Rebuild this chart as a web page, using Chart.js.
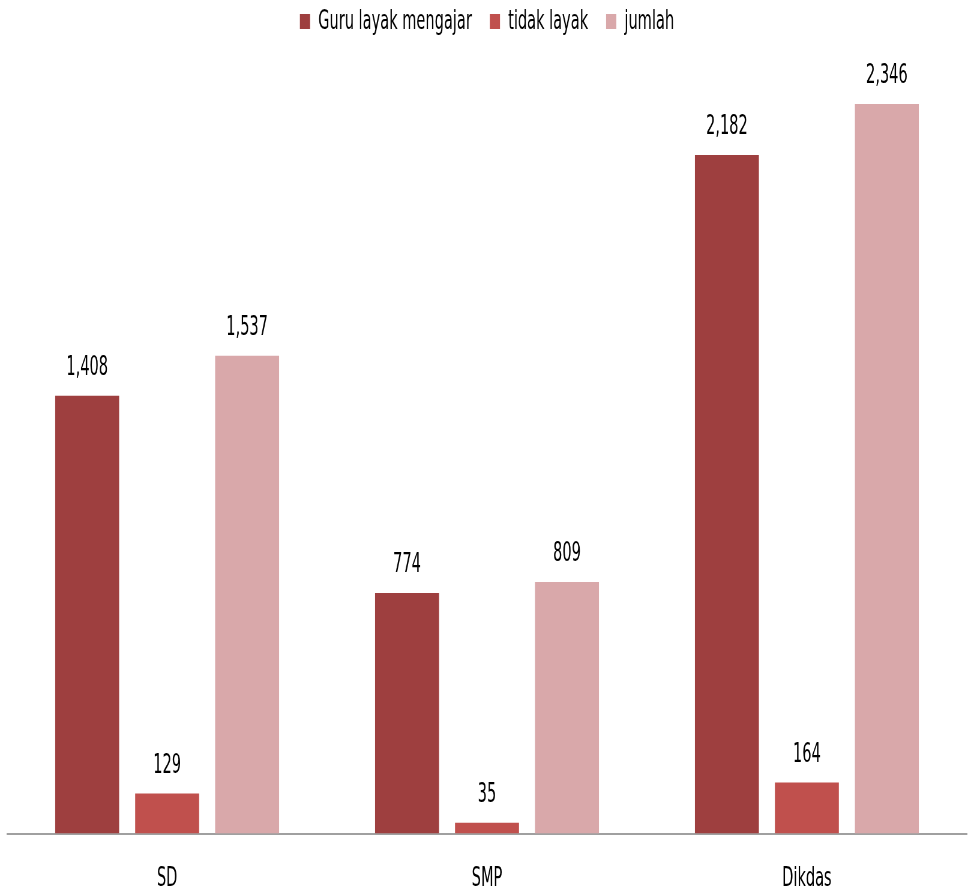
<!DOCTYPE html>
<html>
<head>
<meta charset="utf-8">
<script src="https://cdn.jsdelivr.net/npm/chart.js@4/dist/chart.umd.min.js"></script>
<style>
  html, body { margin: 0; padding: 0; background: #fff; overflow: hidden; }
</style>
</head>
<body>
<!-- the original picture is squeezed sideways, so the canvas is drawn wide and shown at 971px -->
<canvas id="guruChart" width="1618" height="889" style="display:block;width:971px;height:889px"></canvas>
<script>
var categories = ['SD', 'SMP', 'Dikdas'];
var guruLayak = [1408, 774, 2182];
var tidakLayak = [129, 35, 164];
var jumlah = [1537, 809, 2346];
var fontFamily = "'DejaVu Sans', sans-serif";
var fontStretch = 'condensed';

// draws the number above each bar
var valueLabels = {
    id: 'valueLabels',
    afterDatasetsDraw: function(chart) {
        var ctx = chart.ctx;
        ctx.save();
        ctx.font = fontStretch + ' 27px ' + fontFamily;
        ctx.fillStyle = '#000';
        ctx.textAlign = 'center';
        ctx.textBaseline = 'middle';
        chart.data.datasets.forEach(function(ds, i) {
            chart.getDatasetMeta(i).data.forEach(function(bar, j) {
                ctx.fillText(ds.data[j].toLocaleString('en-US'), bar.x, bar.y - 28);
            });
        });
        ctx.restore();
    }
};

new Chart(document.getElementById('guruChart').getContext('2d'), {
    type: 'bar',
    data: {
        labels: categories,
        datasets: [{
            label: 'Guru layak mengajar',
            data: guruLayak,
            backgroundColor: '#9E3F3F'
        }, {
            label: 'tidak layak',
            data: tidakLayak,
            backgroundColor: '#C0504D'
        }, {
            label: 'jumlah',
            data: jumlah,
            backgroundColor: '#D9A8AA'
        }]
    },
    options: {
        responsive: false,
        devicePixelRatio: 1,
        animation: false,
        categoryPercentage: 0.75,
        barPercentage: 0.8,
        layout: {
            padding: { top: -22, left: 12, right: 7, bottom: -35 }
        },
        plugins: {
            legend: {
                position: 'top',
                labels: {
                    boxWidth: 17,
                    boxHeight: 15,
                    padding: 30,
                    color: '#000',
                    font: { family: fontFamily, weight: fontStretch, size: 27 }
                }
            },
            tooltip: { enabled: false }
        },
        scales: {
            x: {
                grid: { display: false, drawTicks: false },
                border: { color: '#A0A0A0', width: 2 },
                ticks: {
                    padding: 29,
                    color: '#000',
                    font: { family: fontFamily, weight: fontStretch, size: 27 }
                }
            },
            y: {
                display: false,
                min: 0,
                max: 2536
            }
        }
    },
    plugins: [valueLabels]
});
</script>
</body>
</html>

AIM: Exclude the pictures, and transcribe all of the material exactly.

ANSWER IN FULL:
Rebuild this chart as a web page, using Chart.js.
<!DOCTYPE html>
<html>
<head>
<meta charset="utf-8">
<script src="https://cdn.jsdelivr.net/npm/chart.js@4/dist/chart.umd.min.js"></script>
<style>
  html, body { margin: 0; padding: 0; background: #fff; overflow: hidden; }
</style>
</head>
<body>
<!-- the original picture is squeezed sideways, so the canvas is drawn wide and shown at 971px -->
<canvas id="guruChart" width="1618" height="889" style="display:block;width:971px;height:889px"></canvas>
<script>
var categories = ['SD', 'SMP', 'Dikdas'];
var guruLayak = [1408, 774, 2182];
var tidakLayak = [129, 35, 164];
var jumlah = [1537, 809, 2346];
var fontFamily = "'DejaVu Sans', sans-serif";
var fontStretch = 'condensed';

// draws the number above each bar
var valueLabels = {
    id: 'valueLabels',
    afterDatasetsDraw: function(chart) {
        var ctx = chart.ctx;
        ctx.save();
        ctx.font = fontStretch + ' 27px ' + fontFamily;
        ctx.fillStyle = '#000';
        ctx.textAlign = 'center';
        ctx.textBaseline = 'middle';
        chart.data.datasets.forEach(function(ds, i) {
            chart.getDatasetMeta(i).data.forEach(function(bar, j) {
                ctx.fillText(ds.data[j].toLocaleString('en-US'), bar.x, bar.y - 28);
            });
        });
        ctx.restore();
    }
};

new Chart(document.getElementById('guruChart').getContext('2d'), {
    type: 'bar',
    data: {
        labels: categories,
        datasets: [{
            label: 'Guru layak mengajar',
            data: guruLayak,
            backgroundColor: '#9E3F3F'
        }, {
            label: 'tidak layak',
            data: tidakLayak,
            backgroundColor: '#C0504D'
        }, {
            label: 'jumlah',
            data: jumlah,
            backgroundColor: '#D9A8AA'
        }]
    },
    options: {
        responsive: false,
        devicePixelRatio: 1,
        animation: false,
        categoryPercentage: 0.75,
        barPercentage: 0.8,
        layout: {
            padding: { top: -22, left: 12, right: 7, bottom: -35 }
        },
        plugins: {
            legend: {
                position: 'top',
                labels: {
                    boxWidth: 17,
                    boxHeight: 15,
                    padding: 30,
                    color: '#000',
                    font: { family: fontFamily, weight: fontStretch, size: 27 }
                }
            },
            tooltip: { enabled: false }
        },
        scales: {
            x: {
                grid: { display: false, drawTicks: false },
                border: { color: '#A0A0A0', width: 2 },
                ticks: {
                    padding: 29,
                    color: '#000',
                    font: { family: fontFamily, weight: fontStretch, size: 27 }
                }
            },
            y: {
                display: false,
                min: 0,
                max: 2536
            }
        }
    },
    plugins: [valueLabels]
});
</script>
</body>
</html>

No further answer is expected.